The leaves are now turning yellow on the fig tree that dominates our garden in Bristol. We have a fig tree in Greece too at the Greek Hovel and it was yielding fruit in the summer that was ripe and wonderful. The UK offering has been a little bit less ripe but I was determined not to get it go to waste and so as a family treat we harvested some of the figs and …hey presto we have a perfect fig chutney.

Three smaller pots have already been handed out as presents and the Mrs and I are working our way through a large pot at home. I reckon it might just last until Christmas.

My only regret is that I did not start this earlier and make more chutney on an industrial scale. The figs start dropping in early September and a good number now lie squashed on the paving. As the leaves fall from the tree I can see another batch of fruit that was hitherto hidden and looks pretty perfect for use.

As ever I shall resolve to be more organised next year and make twice as much. Sadly, with such small volumes produced this year, this product is not available at Real Man Pizza Company although it would be fantastic with our Yarg led cheese board. Maybe in 2015.

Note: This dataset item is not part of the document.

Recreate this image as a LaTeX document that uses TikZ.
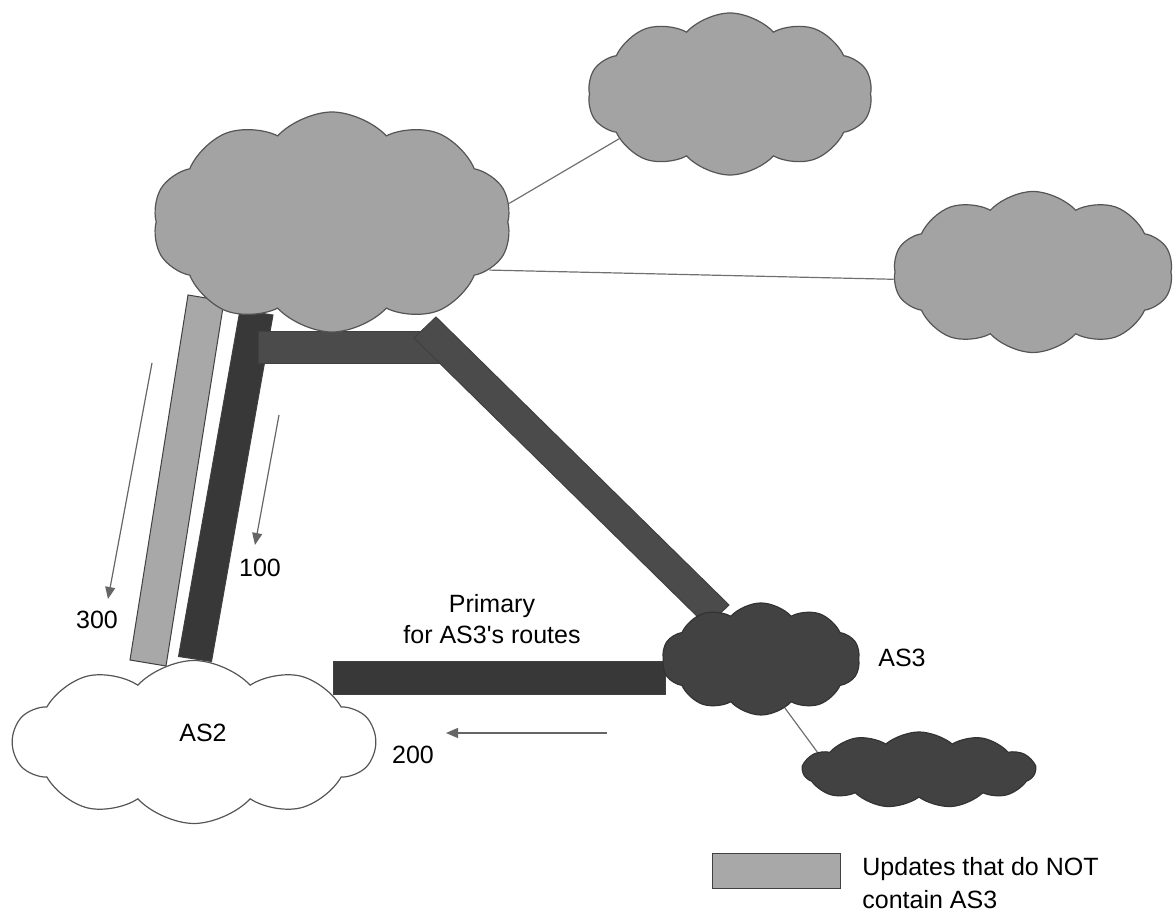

When I was kid, autumn was a time for boiling and preserving on an industrial scale. The aspiration of my parents – mainly my mother – was to be as close to self-sufficient as possible. We did not grow wheat so had to buy flour as well as milk, sugar, coffee and meat and corn for the ducks, geese and chickens. But our fields were converted into an extensive garden, we had our own fruit (rhubarb, gooseberries, blackcurrants, redcurrants, raspberries and strawberries) and the hedgerows yielded even more.

All fruit was preserved in jars or made into jam. Chutneys were prepared. Vegetables were pickled or storied in sand for we had no freezer. September to November was time for working on often bitterly cold days – or so I remember it – bringing in the harvest and then preserving it ahead of the winter.

My own efforts are trivial in comparison. But, I hope, that it is a start of the journey back.